My Reading Habits

A/N: This was an essay I wrote as part of an application to a creative writing course. I thought I’d post it here just in case anybody needs an example of the kind of things you can say if you’re in the same position. Also, it’s a pretty good insight into me. 🙂

As a child, like most children, I read voraciously. As a teenager, like most teenagers, I read scantly. With my time taken up by things I considered far more important than books, I became incredibly critical, reading only novels that I now realise utilised techniques that set them apart from what I thought the ‘all-too-popular’ dystopian fare so common in the mid-2010s. One such book, which remains the standard to which I compare novels when deciding whether they’re worth my time, was The Knife of Never Letting Go by Patrick Ness. From the first sentence, “The first thing you find out when yer dog learns to talk is that dogs don’t got nothing much to say,” with its atypical (incorrect) spellings and grammar, it was clear that Ness was willing to bend the rules beaten into new writers, as I was at that time, for the sake of character and tone. (Ness, 2008, p.1) I could attempt to explain why unconventional choices like these were and are an immediate signifier that I am more likely to enjoy a book, but I feel Reeter Skeeter, Harry Potter’s journalistic nemesis, does it best when she says, ‘Our readers love a rebel.’ (Rowling, 2014, p.300) 

During my history degree, this love for those willing to go against convention became more literal, and I selected stories that detailed non-fictional, historical tales of the disillusioned or outright dissenting. This habit was reinforced by the requirements of completing a degree; you have to read writing that you don’t enjoy. After being forced through various Victorian tomes detailing manners and etiquette for the sake of essays, coming back to halls to indulge in Vaclav Havel: A Political Tragedy in Six Acts by John Keane, Mr Nice by Howard Marks, and Women and the Vote by Jad Adams, which had precious little to do with my course syllabus, made reading feel like a small act of defiance (and healthy procrastination). This is despite the content of the books displaying all the usual academic traits, proper grammar, correct spelling, sound punctuation, that had made the stories so many of my teenage peers read seem boring. 
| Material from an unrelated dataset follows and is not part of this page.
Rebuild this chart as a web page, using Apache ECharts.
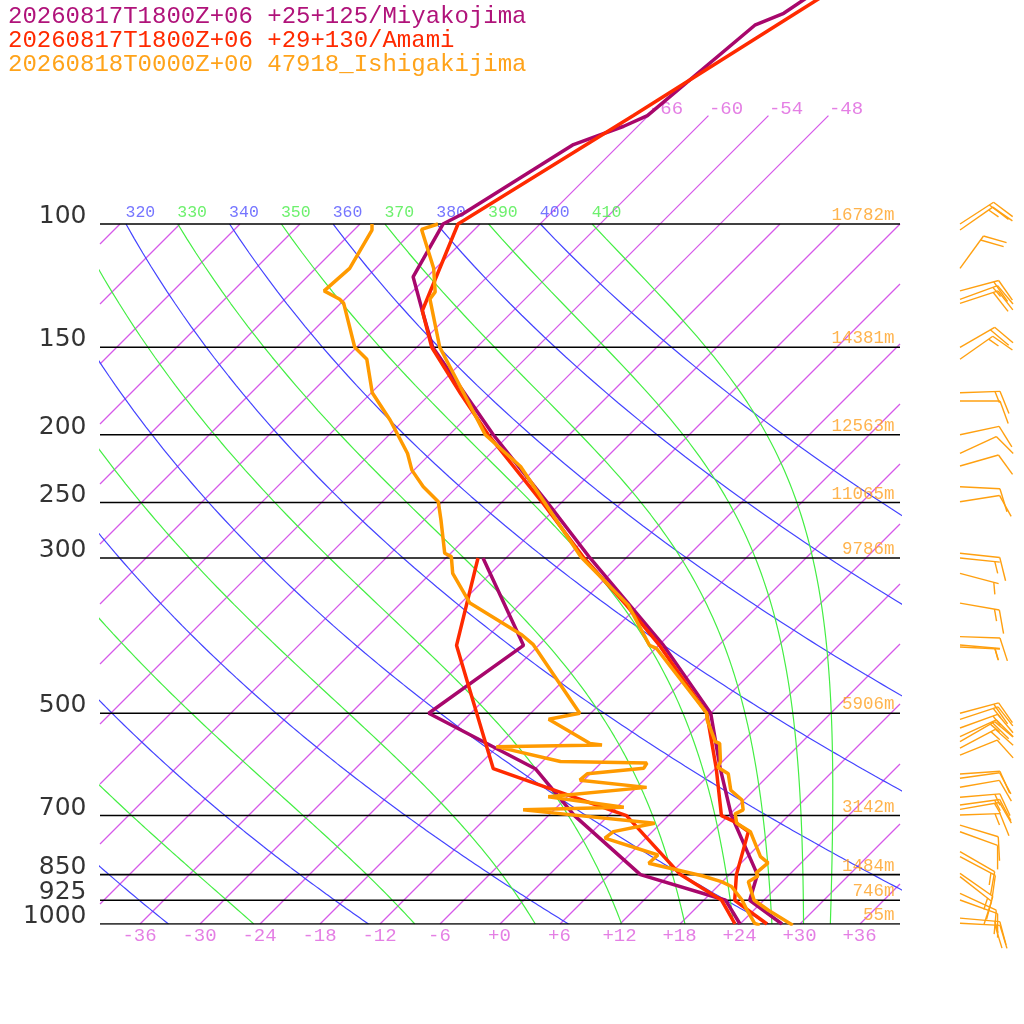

The books I read during my degree still inform my love of non-fiction, and the mindful diverting of rules, no matter how small, still reignites the amateur literary critic inside me. I still select books based on how ‘different’ I perceive their first page to be. Though this habit has likely left me missing out on books I would wholly enjoy if I gave them a chance, it has also led me to some of my favourites. Red Plenty by Francis Spufford falls into this category, with its cast of non-fictional characters thrust into beautifully-descriptive being by Spufford’s fictional imaginings of how their stories played out, rendering it the best novel in a genre that contains, from what I’ve read, a grand total of one book. Another is Yumi and the Nightmare Painter by Brandon Sanderson, which not only utilises his characteristically uncharacteristic second-person world-building technique, ‘We’ll call it night…they didn’t have the same view of these things that you do,’ but also features the breaking of Sanderson’s personal rule never to make romance the central focus of his stories. (Sanderson, 2023, p.5)  

I will read books in any genre, though I prefer political history and low fantasy, so long as they have or do something unique. Of course, any writer proud of their work has every right to call their book unique, for it likely contains plots, characters, settings, and arcs that they’ve worked to fish from the depths of their imaginations and carved out on the page. So, let me clarify. I am in the habit of reading unique books, displaying what could be perceived as a lack of care for the form, which, in actuality, betrays a deep understanding and love for it, furthering the struggle for, and sometimes achieving a grasp on that elusive concept so many writers, myself included, work toward; true originality.

Works Cited 

Ness, P. (2008) The Knife of Never Letting Go. New York: Walker Books. 

Rowling, J.K. (2014) Harry Potter and the Goblet of Fire. London: Bloomsbury Children’s Books. 

Sanderson, B. (2023) Yumi and the Nightmare Painter. London: Gollancz, Orion Publishing. 

Works Consulted 

Adams, J. (2014) Women and the Vote: A World History. Oxford: Oxford University Press. 

Keane, J. (2000) Vaclav Havel: A Political Tragedy in Six Acts. New York: Basic Books, Perseus Books Group. 

Marks, H. (2017) Mr Nice. London: Vintage, Penguin Random House. 

Spufford, F. (2010) Red Plenty. London: Faber & Faber.